University students who enrolled only because of the government's fees-free policy are struggling on average more than their peers, research indicates.
The study of 955 first-year students at the University of Canterbury last year found 60 percent were influenced by the policy, but 26 percent enrolled only because their first year was free.
The lead researcher, Dr Valerie Sotardi, said the latter group was a 425 percent increase on 2018, the first year of the policy.
However, Dr Sotardi said the students most influenced by the policy had worse marks and less confidence than other students.
"In both 2018 and in 2019, the first-year students who were more heavily incentivised by the fees reduction on average appear to have had a little bit of a more difficult time transitioning into university," she said.
"They were having greater difficulty in terms of their grade point average, in terms of their perceived adjustment to university, confidence was lower.
"This doesn't necessarily mean that they weren't fully capable learners, but perhaps they weren't as prepared or perhaps they had different expectations about the workload and the different challenges associated with university study."
The students were also more likely to say they were thinking of dropping out of their courses, but the data had not yet been analysed to see if they followed through on that, Dr Sotardi said.
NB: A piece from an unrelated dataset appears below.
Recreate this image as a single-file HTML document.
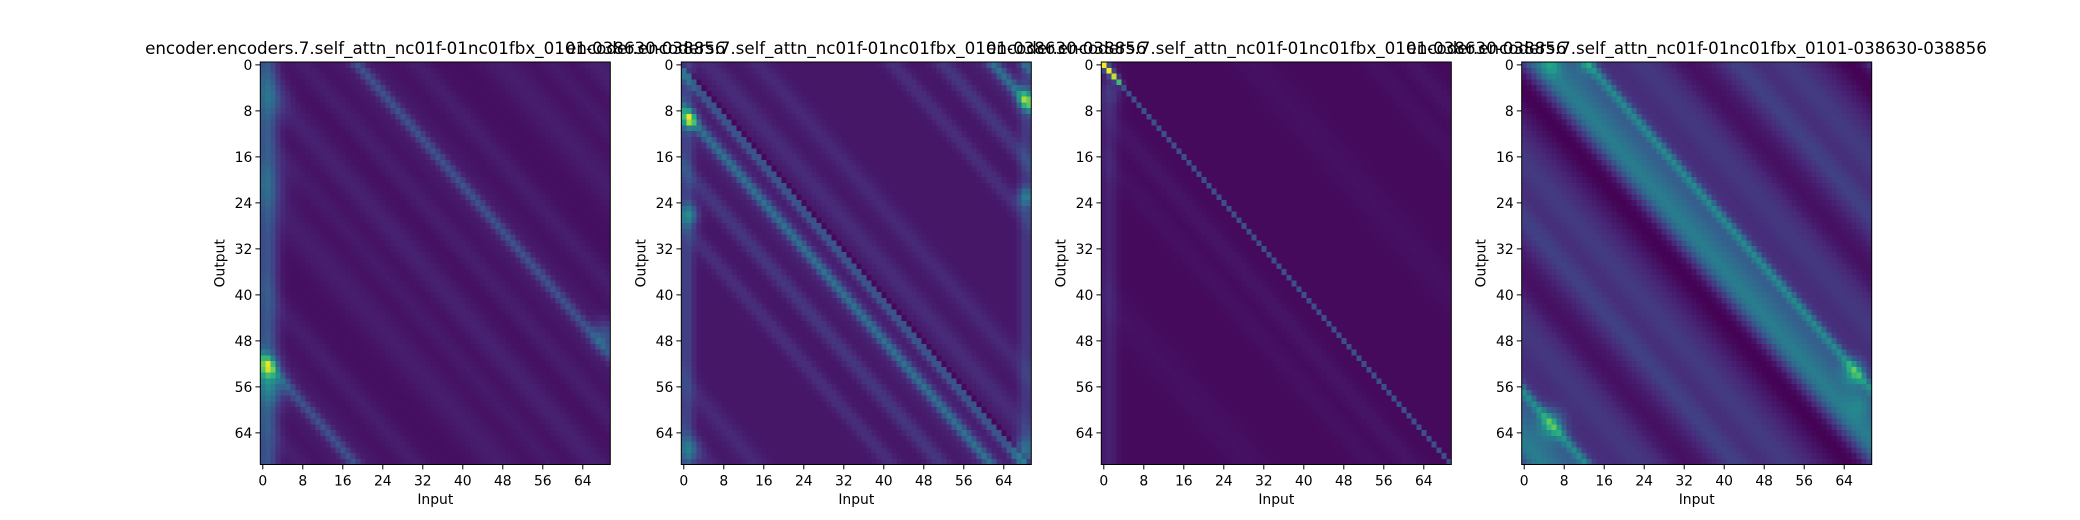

The research indicated low achievement was linked to students' reasons for enrolling more than to their demographic backgrounds, she said.
"Instead of who students are in terms of their gender, their age, their ethnicity, the reasons why students pursue a university degree and whether they feel prepared seem to be more important when it comes to their academic outcomes and their experiences."
Potential students needed to be well-informed about university and know that even if there were no fees for their first year, there would be other costs, Dr Sotardi said.
"There are lots of hidden costs like text books as well as in terms of their time and their energy."
Universities New Zealand director Chris Whelan said there was no sign the fees-free policy had led to big increases in enrolments or early drop-outs.
"Generally, if you're on a pathway towards university you've started preparing years before you get to university, not many students get University Entrance by accident," he said.
"We're certainly not seeing anything like a larger number of students discontinuing and if we are it's more likely to be the impact of coronavirus at this stage."
Whelan said universities had good systems for identifying students who were struggling and helping them before they failed or dropped out.
Union of Students' Associations president Isabella Lenihan-Ikin said the research showed the policy was encouraging people who previously would not have considered tertiary study.
If students needed extra help, universities should provide it, Lenihan-Ikin said.
"When they're actually at the tertiary provider, whether it be wānanga, university or polytechnic, they should receive the support that enables them to continue studying, whether that be the academic support that helps them pass, whether that be the pastoral care or mental health support."
She said people should not measure the fees-free policy solely by its impact on enrolments.
"This is reducing student debt of an average of $5000-$6000 per student, which is enormous when you think about the individual benefit for that student."
A spokesperson for the Minister of Education, Chris Hipkins, said he had not yet received analysis of 2019 student enrolments.
However, the minister was confident universities would help any students who were struggling.
The spokesperson said since the introduction of the policy, borrowing for fees through student loans fell by $194 million between 2017 and 2018.
The minister had previously told RNZ that plans to make second and third years fees free were not currently under consideration and the government's focus was now on economic recovery after Covid-19.